Could the diplomatic passport which Führer Akufo-Addo reportedly gave Dr. Otabil during the Kufuor presidency, and subsequently taken from him by the NDC government, have been the primary motivation behind his [the latter’s] incurable political schizophrenia and questionable perseverative posturing? What could be true is that he probably relishes having the impounded diplomatic passport restored to him!

Plus, he is probably relishing the privileges he once enjoyed under the Kufuor presidency and cannot stand or contain the creeping sense of nostalgia eating him up! That creeping sense of nostalgia, we believe, is also probably the basis of his schadenfreude politics, his mechanical utterances, and his doomsday politicking.

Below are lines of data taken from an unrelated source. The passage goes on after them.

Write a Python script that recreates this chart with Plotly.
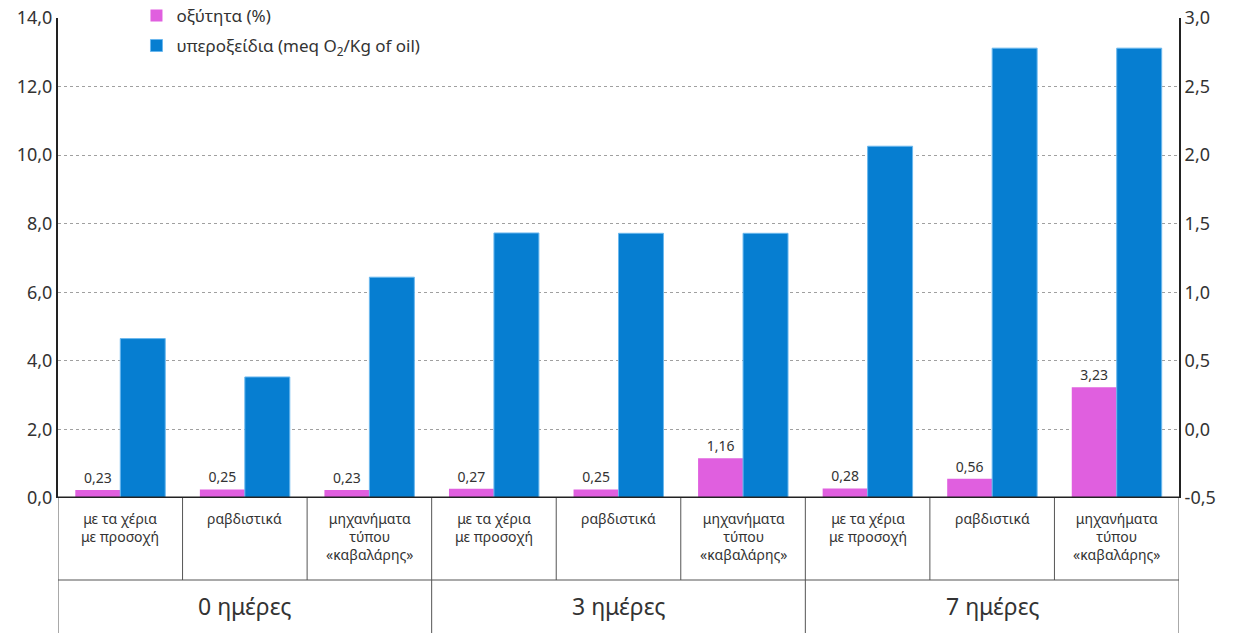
import plotly.graph_objects as go

methods = ["με τα χέρια<br>με προσοχή", "ραβδιστικά", "μηχανήματα<br>τύπου<br>«καβαλάρης»"]
groups = ["0 ημέρες", "3 ημέρες", "7 ημέρες"]
acidity = [0.23, 0.25, 0.23, 0.27, 0.25, 1.16, 0.28, 0.56, 3.23]
peroxides = [4.65, 3.53, 6.44, 7.73, 7.72, 7.72, 10.26, 13.12, 13.12]
left_ticks = [0, 2, 4, 6, 8, 10, 12, 14]
right_ticks = [-0.5, 0.0, 0.5, 1.0, 1.5, 2.0, 2.5, 3.0]

PINK = "#E05FDF"
BLUE = "#067ED1"
FONT = "Noto Sans"

xs = list(range(len(acidity)))

fig = go.Figure()
fig.add_trace(go.Bar(
    x=xs, y=acidity, name="οξύτητα (%)", legendgroup="a",
    marker=dict(color=PINK, line=dict(width=0)),
    texttemplate="%{y:.2f}", textposition="outside",
    textfont=dict(size=14, color="#333333", family=FONT), cliponaxis=False,
))
fig.add_trace(go.Bar(
    x=xs, y=peroxides, name="υπεροξείδια (meq O<sub>2</sub>/Kg of oil)", legendgroup="b",
    marker=dict(color=BLUE, line=dict(width=1, color="#6BB8EE")),
))
# invisible trace to anchor the right axis
fig.add_trace(go.Scatter(x=[xs[0]], y=[right_ticks[0]], yaxis="y2", mode="markers",
                         marker=dict(opacity=0), showlegend=False, hoverinfo="skip"))

n = len(acidity)
H = 480.0
row1 = -82 / H
bottom = -140 / H
shapes = []
line_c = "#555555"
for i in range(n + 1):
    shapes.append(dict(type="line", xref="x", yref="paper", x0=i - 0.5, x1=i - 0.5,
                       y0=0, y1=row1, line=dict(color=line_c, width=1)))
shapes.append(dict(type="line", xref="x", yref="paper", x0=-0.5, x1=n - 0.5,
                   y0=row1, y1=row1, line=dict(color=line_c, width=1)))
for g in range(len(groups) + 1):
    xv = g * len(methods) - 0.5
    shapes.append(dict(type="line", xref="x", yref="paper", x0=xv, x1=xv,
                       y0=row1, y1=bottom, line=dict(color=line_c, width=1)))

annotations = []
for i in range(n):
    annotations.append(dict(x=i, y=-9 / H, xref="x", yref="paper", yanchor="top",
                            text=methods[i % len(methods)], showarrow=False,
                            font=dict(size=14, color="#333333", family=FONT)))
for g, name in enumerate(groups):
    annotations.append(dict(x=g * len(methods) + 1, y=-108 / H, xref="x", yref="paper",
                            yanchor="middle", text=name, showarrow=False,
                            font=dict(size=23, color="#333333", family=FONT)))

fig.update_layout(
    width=1233, height=633,
    margin=dict(l=58, r=54, t=18, b=135, autoexpand=False),
    plot_bgcolor="white", paper_bgcolor="white",
    barmode="group", bargap=0.278, bargroupgap=0,
    separators=",.",
    font=dict(family=FONT, color="#333333"),
    showlegend=True,
    legend=dict(x=0.07, y=1.042, xanchor="left", yanchor="top",
                font=dict(size=17, color="#333333", family=FONT),
                bgcolor="rgba(0,0,0,0)", tracegroupgap=5),
    xaxis=dict(range=[-0.5, n - 0.5], showticklabels=False, showgrid=False,
               zeroline=False, showline=False, ticks=""),
    yaxis=dict(range=[0, 14], tickvals=left_ticks,
               ticktext=[f"{v:.1f}".replace(".", ",") for v in left_ticks],
               showgrid=True, gridcolor="#a0a0a0", griddash="dot", gridwidth=1,
               zeroline=False, showline=True, linecolor="#222222", linewidth=2,
               tickfont=dict(size=18, color="#333333", family=FONT), ticks="", ticklen=0),
    yaxis2=dict(range=[-0.5, 3.0], overlaying="y", side="right", tickvals=right_ticks,
                ticktext=[f"{v:.1f}".replace(".", ",") for v in right_ticks],
                showgrid=False, zeroline=False, showline=True, linecolor="#222222",
                linewidth=2, tickfont=dict(size=18, color="#333333", family=FONT)),
    shapes=shapes + [dict(type="line", xref="x", yref="y", x0=-0.5, x1=n - 0.5, y0=0, y1=0,
                          line=dict(color="#222222", width=3))],
    annotations=annotations,
)

fig.write_html("out.html")
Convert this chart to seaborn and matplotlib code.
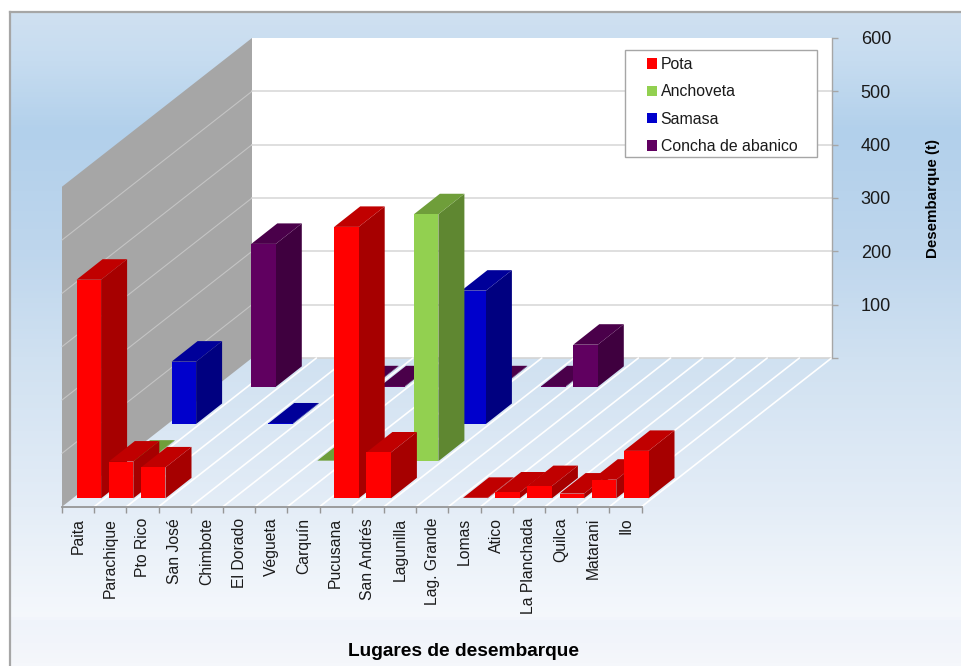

DR. OTABIL AND BISHOP OBINIM

There is even a video circulating on social media in which Obinim reportedly goes into the spiritual where he reportedly retrieves an old passport for one of his gullible church members. Where is Dr. Otabil in all these? The other question is: Why can Dr. Otabil not simply believe in this other man of God, Bishop Obinim, as opposed to Führer Akufo-Addo? There is no doubt in our minds that Bishop Obinim can get him the diplomatic passport back to him if Führer Akufo-Addo does not win the presidency for the third time! Bishop Obinim is a sophisticated spiritual thief!

References

Nana Akua Tweneboah-Koduah. “Pastor Mensa Otabil is Deceptive.” Vibeghana. August 18, 2014.

Ghanaweb. “I Can Fix ‘Dumsor’ in 3 Months—Presby Moderator.” Sourced from Starrfmonline.com.

Edward Acquah. “’Tricky Miracle’ as Bishop Obinim Retrieves Church Member’s Old Passport from the Cemetery.” Kasapafmonline.com. January 20, 2016.